Томас усилием воли вытеснил из памяти мысли о ней. Ошибки лучше оставлять в прошлом. Тем более если этому прошлому уже семь лет. И он снова вернулся мыслями к просьбе Гарри и собственному отказу.

— Ваш кофе, сэр.

Томас резко повернул голову к двери. Он так погрузился в свои мысли, что не услышал, как вошел его лакей Смит.

— Просто поставь, его на письменный стол. Я сам им займусь.

С живостью, свидетельствовавшей о долгих годах службы, Смит сделал, как ему было велено, и поспешил удалиться, предоставив Томасу растить в себе только что возникшие зачатки вины.

Он был обязан Гарри и никогда не сможет с ним расплатиться. Томас был представлен Гарри на балу вскоре после окончания курса в Кембридже. Гарри — неистощимый источник информации, касающейся возможностей капиталовложений, — помог Томасу восстановить семейное состояние и многократно приумножить его, наполнить опустевшие семейные сундуки и превратить постоянные скачки и показы чистокровных лошадей в доходное дело. А связи Гарри с Дерриком Уэнделом помогли Томасу и его друзьям детства Алексу Картрайту и Джеймсу Радерфорду купить то, что стало теперь крупнейшей судостроительной компанией во всей Англии.

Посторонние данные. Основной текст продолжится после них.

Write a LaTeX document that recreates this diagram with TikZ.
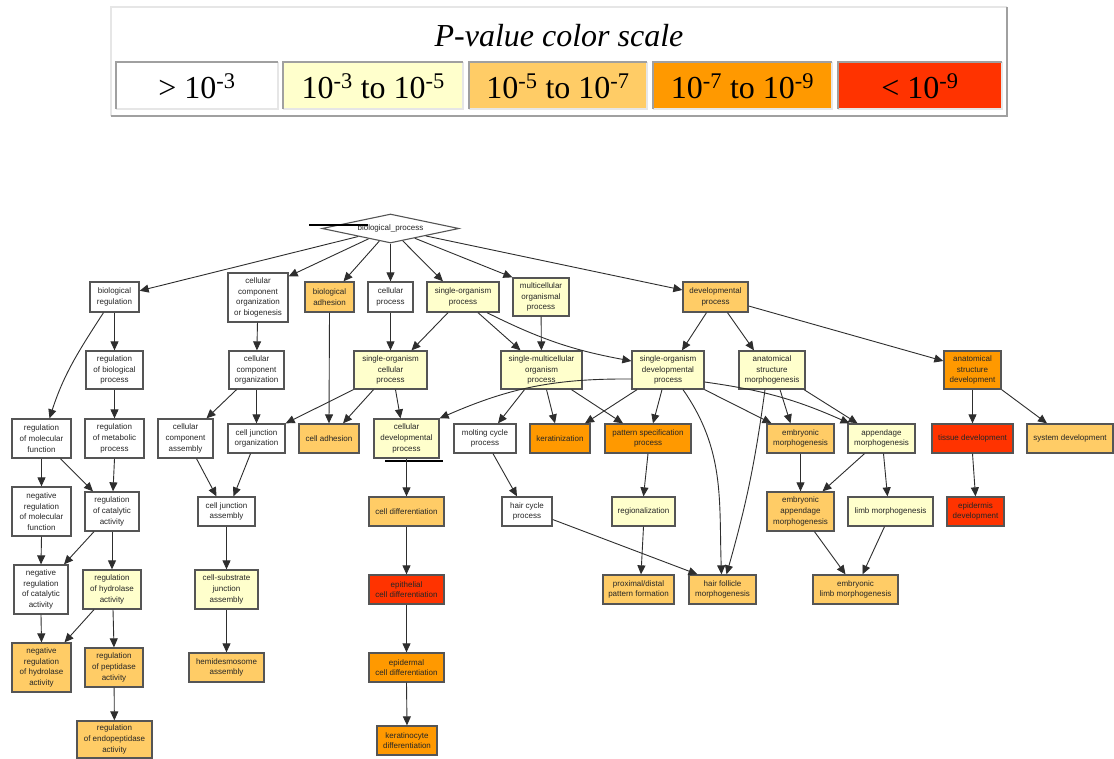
\documentclass[tikz,border=0pt]{standalone}
\usepackage{fontspec}
\setmainfont{Liberation Serif}
\newfontfamily\gosans{Liberation Sans}
\usetikzlibrary{arrows.meta,shapes.geometric}
\definecolor{pw}{HTML}{FFFFFF}
\definecolor{py}{HTML}{FFFFCC}
\definecolor{plo}{HTML}{FFCC66}
\definecolor{po}{HTML}{FF9900}
\definecolor{pr}{HTML}{FF3300}
\definecolor{edgegray}{HTML}{2E2E2E}
\definecolor{boxgray}{HTML}{555555}
\definecolor{legdark}{HTML}{A0A0A0}
\definecolor{leglight}{HTML}{E6E6E6}
\newcommand\gofont{\gosans\fontsize{8}{10.7}\selectfont}
\newcommand\legfont{\fontsize{32}{38}\selectfont}
\tikzset{
  gobox/.style={draw=boxgray, line width=1.3pt, inner sep=0pt, align=center, font=\gofont, text=black!85, rectangle},
  e/.style={draw=edgegray, line width=0.9pt, -{Triangle[length=9pt,width=8pt]}},
  legtext/.style={anchor=base, inner sep=0pt, font=\legfont},
  legcell/.style={inner sep=0pt, minimum width=#1, minimum height=47pt}
}
\newcommand\gon[7]{\node[gobox, fill=#4, minimum width=#5pt, minimum height=#6pt] (#1) at (#2,-#3) {#7};}
\begin{document}
\begin{tikzpicture}[x=1pt,y=1pt]
\useasboundingbox (0,0) rectangle (1114,-758);
\fill[white] (0,0) rectangle (1114,-758);
% ---------------- legend ----------------
\node[inner sep=0pt, minimum width=896pt, minimum height=109pt, fill=white] (legbox) at (559,-61.5) {};
\draw[leglight, line width=2pt] (legbox.south west) -- (legbox.north west) -- (legbox.north east);
\draw[legdark, line width=2pt] (legbox.north east) -- (legbox.south east) -- (legbox.south west);
\node[legtext] (legtitle) at (559,-46.7) {\itshape P-value color scale};
\foreach \nm/\cx/\w/\col in {l1/197/162/pw, l2/373.25/179.5/py, l3/558/178/plo, l4/742.5/179/po, l5/920/164/pr}{
  \node[legcell=\w pt, fill=\col] (\nm) at (\cx,-85.5) {};
  \draw[leglight, line width=2pt] (\nm.south west) -- (\nm.south east) -- (\nm.north east);
  \draw[legdark, line width=2pt] (\nm.south west) -- (\nm.north west) -- (\nm.north east);
}
\node[legtext] (t1) at (197,-98) {> 10\textsuperscript{-3}};
\node[legtext] (t2) at (373.25,-98) {10\textsuperscript{-3} to 10\textsuperscript{-5}};
\node[legtext] (t3) at (558,-98) {10\textsuperscript{-5} to 10\textsuperscript{-7}};
\node[legtext] (t4) at (742.5,-98) {10\textsuperscript{-7} to 10\textsuperscript{-9}};
\node[legtext] (t5) at (920,-98) {< 10\textsuperscript{-9}};
% ---------------- graph nodes ----------------
\node[draw=boxgray, line width=1.1pt, shape=diamond, aspect=4.7, inner sep=0pt, minimum width=137pt, minimum height=29pt, fill=white, font=\gofont, text=black!85] (bp) at (390.5,-228.5) {biological\_process};
% row 1
\gon{breg}{114.5}{297}{pw}{49}{30}{biological\\regulation}
\gon{cccob}{258}{297.5}{pw}{60}{49}{cellular\\component\\organization\\or biogenesis}
\gon{badh}{329.5}{297}{plo}{49}{30}{biological\\adhesion}
\gon{cp}{390.5}{297}{pw}{45}{30}{cellular\\process}
\gon{sop}{463}{297}{py}{72}{30}{single-organism\\process}
\gon{mop}{541}{297}{py}{56}{38}{multicellular\\organismal\\process}
\gon{dp}{715.5}{297}{plo}{65}{30}{developmental\\process}
% row 2
\gon{rbp}{114.5}{370}{pw}{57}{38}{regulation\\of biological\\process}
\gon{cco}{256.5}{370}{pw}{55}{38}{cellular\\component\\organization}
\gon{socp}{390.5}{370}{py}{73}{38}{single-organism\\cellular\\process}
\gon{smop}{541.5}{370}{py}{81}{38}{single-multicellular\\organism\\process}
\gon{sodp}{668}{370}{py}{72}{38}{single-organism\\developmental\\process}
\gon{asm}{772}{370}{py}{66}{38}{anatomical\\structure\\morphogenesis}
\gon{asd}{972.5}{370}{po}{57}{38}{anatomical\\structure\\development}
% row 3
\gon{rmf}{41.5}{438.5}{pw}{59}{39}{regulation\\of molecular\\function}
\gon{rmp}{114.5}{438.5}{pw}{59}{39}{regulation\\of metabolic\\process}
\gon{cca}{185.5}{438.5}{pw}{55}{39}{cellular\\component\\assembly}
\gon{cjo}{256.5}{438.5}{pw}{57}{29}{cell junction\\organization}
\gon{cadh}{329}{438.5}{plo}{60}{29}{cell adhesion}
\gon{cdp}{406.5}{438.5}{py}{65}{39}{cellular\\developmental\\process}
\gon{mcp}{485}{438.5}{pw}{62}{29}{molting cycle\\process}
\gon{ker}{560}{438.5}{po}{60}{29}{keratinization}
\gon{psp}{648}{438.5}{po}{86}{29}{pattern specification\\process}
\gon{em}{800.5}{438.5}{plo}{67}{29}{embryonic\\morphogenesis}
\gon{appm}{881.5}{438.5}{py}{67}{29}{appendage\\morphogenesis}
\gon{td}{972.5}{438.5}{pr}{81}{29}{tissue development}
\gon{sd}{1070}{438.5}{plo}{86}{29}{system development}
% row 4
\gon{nrmf}{41.5}{511.5}{pw}{59}{49}{negative\\regulation\\of molecular\\function}
\gon{rca}{112}{511.5}{pw}{54}{39}{regulation\\of catalytic\\activity}
\gon{cja}{226.5}{511.5}{pw}{57}{29}{cell junction\\assembly}
\gon{cd}{406.5}{511.5}{plo}{75}{29}{cell differentiation}
\gon{hcp}{527}{511.5}{pw}{50}{29}{hair cycle\\process}
\gon{reg}{643.5}{511.5}{py}{63}{29}{regionalization}
\gon{eam}{800.5}{511.5}{plo}{67}{39}{embryonic\\appendage\\morphogenesis}
\gon{lm}{890.5}{511.5}{py}{85}{29}{limb morphogenesis}
\gon{ed}{975.5}{511.5}{pr}{57}{29}{epidermis\\development}
% row 5
\gon{nrca}{41}{589.5}{pw}{54}{49}{negative\\regulation\\of catalytic\\activity}
\gon{rha}{112}{589.5}{py}{58}{39}{regulation\\of hydrolase\\activity}
\gon{csja}{226.5}{589.5}{py}{63}{39}{cell-substrate\\junction\\assembly}
\gon{ecd}{406.5}{589.5}{pr}{75}{29}{epithelial\\cell differentiation}
\gon{pdpf}{638.5}{589.5}{plo}{71}{29}{proximal/distal\\pattern formation}
\gon{hfm}{722.5}{589.5}{plo}{67}{29}{hair follicle\\morphogenesis}
\gon{elm}{855.5}{589.5}{plo}{85}{29}{embryonic\\limb morphogenesis}
% row 6
\gon{nrha}{41.5}{667.5}{plo}{59}{49}{negative\\regulation\\of hydrolase\\activity}
\gon{rpa}{114}{667.5}{plo}{58}{39}{regulation\\of peptidase\\activity}
\gon{hda}{226.5}{667.5}{plo}{75}{29}{hemidesmosome\\assembly}
\gon{edc}{406.5}{667.5}{po}{75}{29}{epidermal\\cell differentiation}
% row 7
\gon{repa}{114.5}{739.5}{plo}{75}{37}{regulation\\of endopeptidase\\activity}
\gon{kd}{407}{740.5}{po}{60}{29}{keratinocyte\\differentiation}
% black marks
\draw[black, line width=2pt] (309,-225) -- (368,-225);
\draw[black, line width=2pt] (385,-461) -- (443,-461);
% ---------------- edges ----------------
\draw[e] (bp) -- (breg);
\draw[e] (bp) -- ([yshift=-4pt]cccob.north east);
\draw[e] (bp) -- ([xshift=14pt]badh.north);
\draw[e] (bp) -- (cp);
\draw[e] (bp) -- ([xshift=-20pt]sop.north);
\draw[e] (bp) -- (mop.north west);
\draw[e] (bp) -- ([yshift=7pt]dp.west);
% left column
\draw[e] (breg) -- (rbp);
\draw[e] ([xshift=-11pt]breg.south) to[out=-123,in=72] ([xshift=8pt]rmf.north);
\draw[e] (rbp) -- (rmp);
\draw[e] (rmf) -- (nrmf);
\draw[e] ([xshift=19pt]rmf.south) -- ([xshift=-19pt]rca.north);
\draw[e] (rmp.south) -- ([xshift=1pt]rca.north);
\draw[e] (nrmf.south) -- (nrca.north);
\draw[e] ([xshift=-18pt]rca.south) -- ([xshift=23pt]nrca.north);
\draw[e] (rca) -- (rha);
\draw[e] (nrca.south) -- (nrha.north);
\draw[e] ([xshift=-18pt]rha.south) -- ([xshift=23pt]nrha.north);
\draw[e] ([xshift=1pt]rha.south) -- (rpa.north);
\draw[e] (rpa) -- (repa);
% cellular component branch
\draw[e] (cccob) -- (cco);
\draw[e] ([xshift=-20pt]cco.south) -- ([xshift=21pt]cca.north);
\draw[e] (cco.south) -- (cjo.north);
\draw[e] (socp.south west) -- (cjo.north east);
\draw[e] ([xshift=11pt]cca.south) -- ([xshift=-10pt]cja.north);
\draw[e] ([xshift=-6pt]cjo.south) -- ([xshift=7pt]cja.north);
\draw[e] (cja) -- (csja);
\draw[e] (csja) -- (hda);
% middle
\draw[e] (badh.south) -- (cadh.north);
\draw[e] ([xshift=-17pt]socp.south) -- ([xshift=14pt]cadh.north);
\draw[e] (cp) -- (socp);
\draw[e] ([xshift=-15pt]sop.south) -- ([xshift=21pt]socp.north);
\draw[e] ([xshift=15pt]sop.south) -- ([xshift=-21pt]smop.north);
\draw[e] ([xshift=24pt]sop.south) to[bend right=8] ([yshift=9pt]sodp.west);
\draw[e] (mop) -- (smop);
\draw[e] ([xshift=-9pt]dp.south) -- ([xshift=14pt]sodp.north);
\draw[e] ([xshift=12pt]dp.south) -- ([xshift=-18pt]asm.north);
\draw[e] ([yshift=-9pt]dp.east) -- ([yshift=9pt]asd.west);
\draw[e] ([xshift=5pt]socp.south) -- ([xshift=-6pt]cdp.north);
\draw[e] ([yshift=-9pt]sodp.west) to[bend right=12] (cdp.north east);
\draw[e] ([xshift=-17pt]smop.south) -- ([xshift=13pt]mcp.north);
\draw[e] ([xshift=5pt]smop.south) -- ([xshift=-5pt]ker.north);
\draw[e] ([xshift=30pt]smop.south) -- ([xshift=-25pt]psp.north);
\draw[e] ([xshift=-31pt]sodp.south) -- ([xshift=25pt]ker.north);
\draw[e] ([xshift=-6pt]sodp.south) -- ([xshift=5pt]psp.north);
\draw[e] ([xshift=15pt]sodp.south) to[out=-55,in=92] ([xshift=-1pt]hfm.north);
\draw[e] (sodp.south east) -- ([xshift=-29pt]em.north);
\draw[e] ([yshift=-12pt]sodp.east) to[bend left=8] ([xshift=-32pt]appm.north);
\draw[e] ([xshift=-7pt]asm.south) to[bend left=4] ([xshift=4pt]hfm.north);
\draw[e] ([xshift=8pt]asm.south) -- ([xshift=-10pt]em.north);
\draw[e] ([xshift=32pt]asm.south) -- ([xshift=-24pt]appm.north);
\draw[e] (asd) -- (td);
\draw[e] (asd.south east) -- ([xshift=-23pt]sd.north);
\draw[e] (td.south) -- (ed.north);
\draw[e] (cdp) -- (cd);
\draw[e] (cd) -- (ecd);
\draw[e] (ecd) -- (edc);
\draw[e] (edc.south) -- (kd.north);
\draw[e] ([xshift=8pt]mcp.south) -- ([xshift=-10pt]hcp.north);
\draw[e] ([yshift=-8pt]hcp.east) -- ([xshift=-25pt]hfm.north);
\draw[e] (psp.south) -- (reg.north);
\draw[e] (reg.south) -- ([xshift=2.5pt]pdpf.north);
\draw[e] (em) -- (eam);
\draw[e] ([xshift=-17pt]appm.south) -- ([xshift=22pt]eam.north);
\draw[e] ([xshift=2pt]appm.south) -- ([xshift=-3pt]lm.north);
\draw[e] ([xshift=14pt]eam.south) -- ([xshift=-10pt]elm.north);
\draw[e] ([xshift=-6pt]lm.south) -- ([xshift=7pt]elm.north);
\end{tikzpicture}
\end{document}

Господи! Если бы Гарри попросил его о чем-нибудь другом, он без колебаний оказал бы ему услугу. Но принять на себя ответственность за леди Амелию было чем-то совсем другим. Любой мужчина в здравом уме должен избегать женщин такого сорта, чего бы это ему ни стоило. А пока он еще не лишился ума, он будет неукоснительно следовать своему здравому смыслу и держаться от нее подальше.